Special Operations Command (SOCOM) is planning to double its investment in next-generation effects research, with a lead official signaling the focus of future projects will shift from precision strike to more cyber and electronic warfare capabilities.
Lisa Sanders, SOCOM’s director of science and technology, detailed the command’s new approach to research efforts which will look at decreasing its number of overall projects while emphasizing development of technologies that are “more disruptive in nature.”
“There are shifts happening. The overall number of projects is going down. There will be new projects in every focus area. But the number of [projects] will be larger in some [areas] and smaller in others,” Sanders said at the National Defense Industrial Association’s virtual Special Operations Forces Industry Conference.
Sanders said SOCOM projects it will invest around $150-$170 million per year on a steady portfolio of about 60 active projects, shifting from programs that cost about $1-$2 million per year on 18-24 month development timelines to $3-$5 million investments on projects that last three to five years.

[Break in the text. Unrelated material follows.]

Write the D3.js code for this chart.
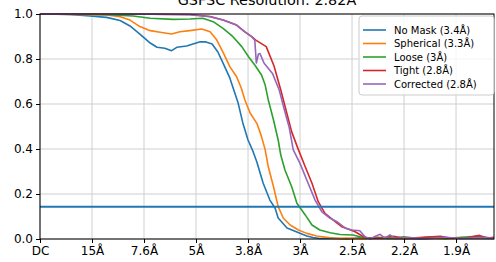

For next-generation efforts, Sanders said SOCOM has been spending this year conducting studies and experimentation to understand future priorities ahead of potentially doubling investment and the number of active science and technology (S&T) projects.

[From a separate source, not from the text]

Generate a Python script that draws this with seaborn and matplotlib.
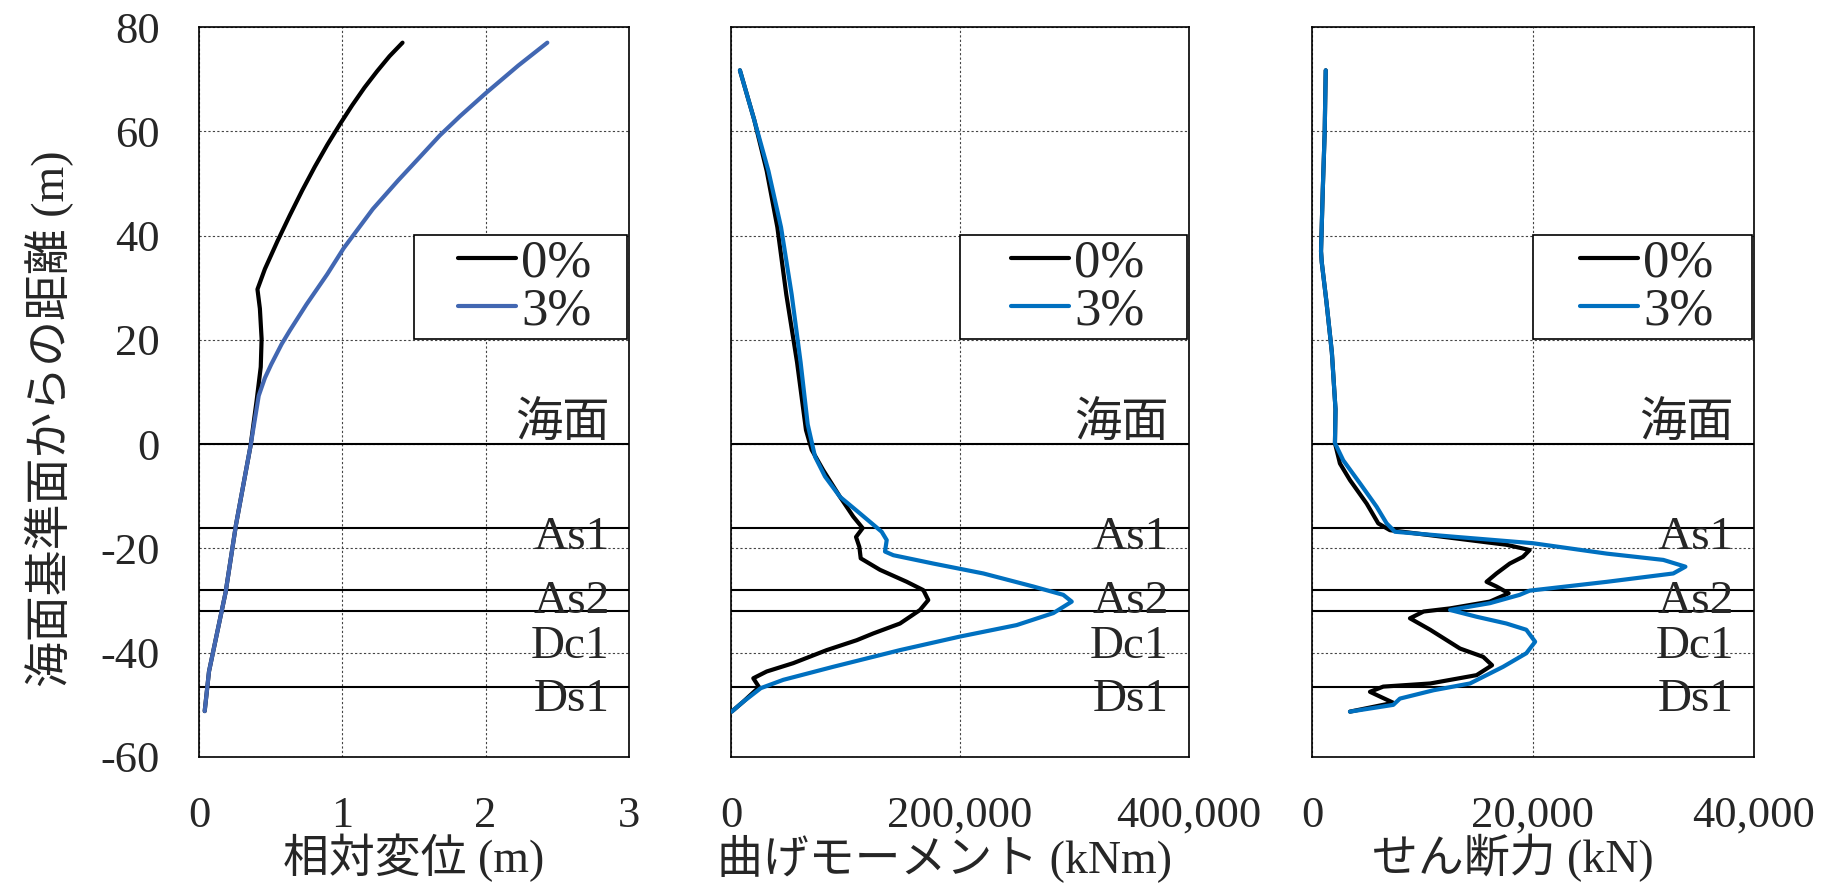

“Next-generation effects, in the past, that was more oriented toward precision strike. We are shifting toward what is going to be required in that future operating environment,” Sanders said. “That’s not a bullet that goes farther. It’s not a more accurate sniper rifle. We think it’s going to explore the areas of cyber more. It’s going to explore the electromagnetic spectrum. It’s going to explore information as a means of achieving effects,” Sander said.

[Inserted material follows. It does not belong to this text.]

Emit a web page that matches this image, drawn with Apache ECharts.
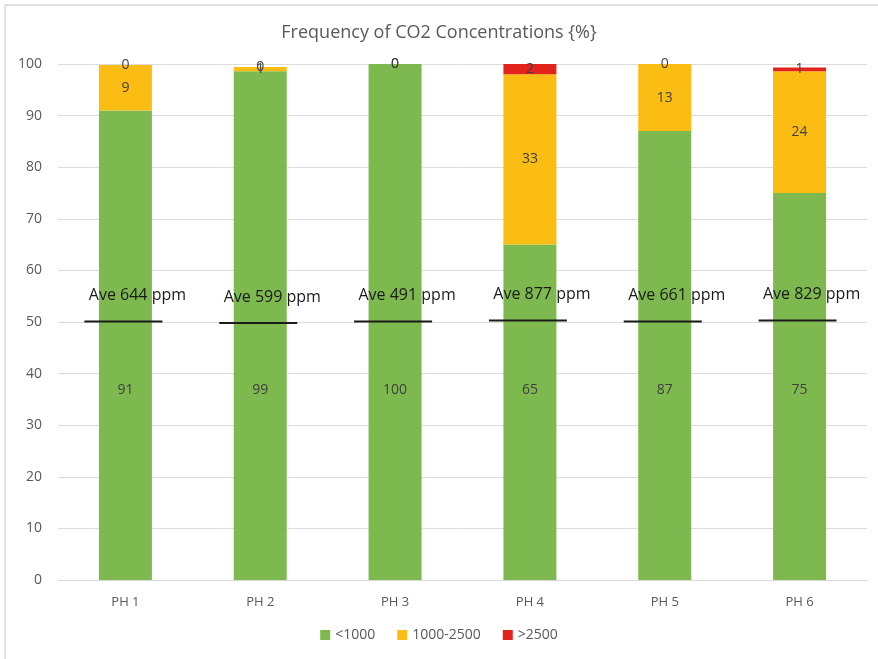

A chart Sanders discussed showed around a $16 million investment in FY ’21 toward next-generation effects, with that number jumping up to about $36 million in FY ’22.
One area that could see less S&T investment is next-generation intelligence, surveillance and reconnaissance (ISR), according to Sanders.
“My dollars overall aren’t going up a lot, so if I’m increasing in one area I have to decrease in another. We are achieving delivery of a number of things we started in the incremental domain in that portfolio, and we’re really looking at how do you fuse information together to gain and maintain situational awareness,” Sanders said. “It’s less about a new sensor and a new platform to hang that sensor on, which is the way we [typically] think of ISR.”